While processing more data through an existing set of ETL or ML/AI pipelines is easy with Spark, dealing with an ever expanding and/or changing set of pipelines can be quite challenging, all the more so when there are complex inter-dependencies. Workflow-based job orchestration offers some help in the case of relatively static flows but fails miserably when it comes to supporting fast-paced data production such as data science experimentation (feature exploration, model tuning, …), ad hoc analytics and root cause analysis.
This talk will introduce three patterns for large-scale data production in fast-paced environments–just-in-time dependency resolution (JDR), configuration-addressed production (CAP) and automated lifecycle management (ALM)–with ETL & ML/AI demos as well as open-source code you can use in your projects. These patterns have been production-tested in Swoop’s petabyte-scale environment where they have significantly increased human productivity and processing flexibility while reducing costs by more than 10x.

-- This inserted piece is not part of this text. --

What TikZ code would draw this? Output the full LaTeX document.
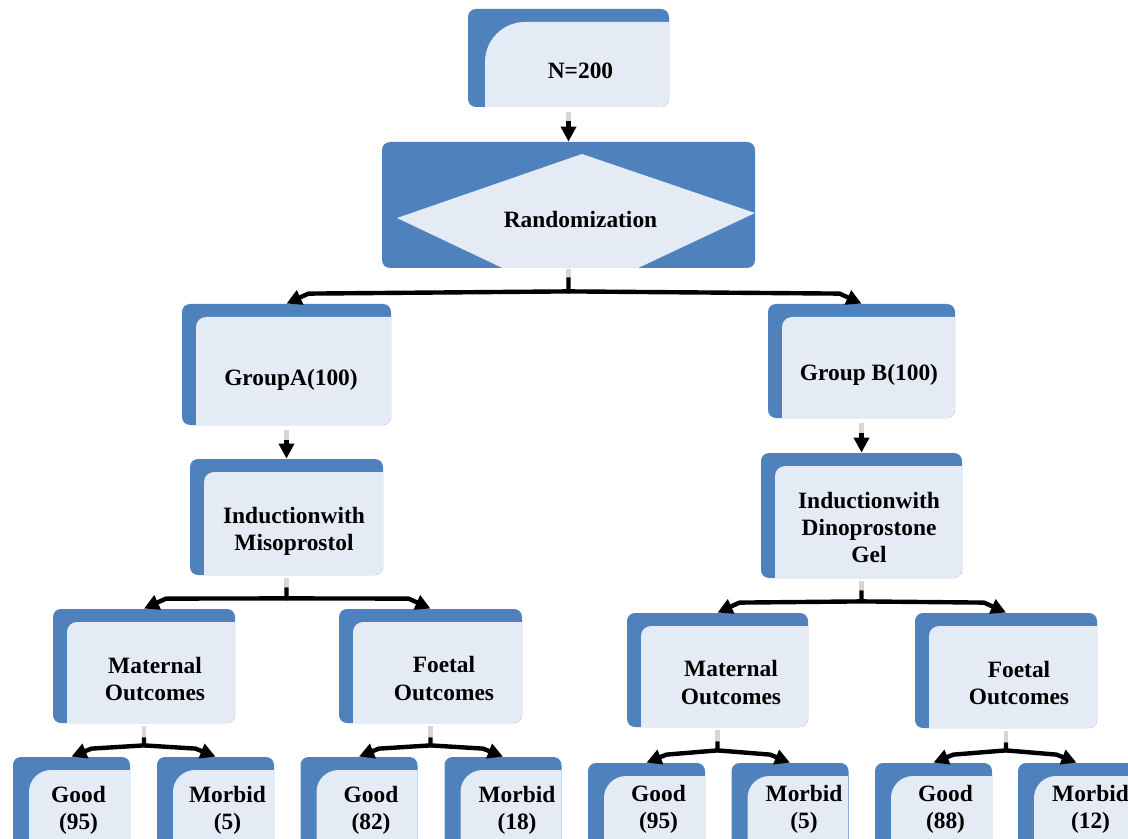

By adopting these patterns you’ll get the benefits typically associated with rigidly-planned and highly-coordinated data production quickly & efficiently, without endless meetings or even a workflow server. You will be able to transparently ensure result accuracy even in the face of hundreds of constantly-changing inputs, eliminate duplicate computation within and across clusters and automate lifecycle management.
Session hashtag: #SAISDev1
Sim Simeonov is an entrepreneur, investor and startup mentor. He is the founding CTO of Swoop and IPM.ai, startups that use privacy-preserving AI to improve patient outcomes and marketing effectiveness in life sciences and healthcare. Previously, Sim was the founding CTO of Evidon (CrownPeak) & Thing Labs (AOL) and a founding investor in Veracode (Broadcom). In his VC days, Sim was an EIR at General Catalyst Partners and technology partner at Polaris Partners where he helped start five companies the firms invested in, three of which have already been acquired. Before his days as an investor, Sim was vice president of emerging technologies and chief architect at Macromedia (now Adobe). Earlier, he was a founding member and chief architect at Allaire, one of the first Internet platform companies whose flagship product, ColdFusion, ran thousands of sites such as Priceline and MySpace.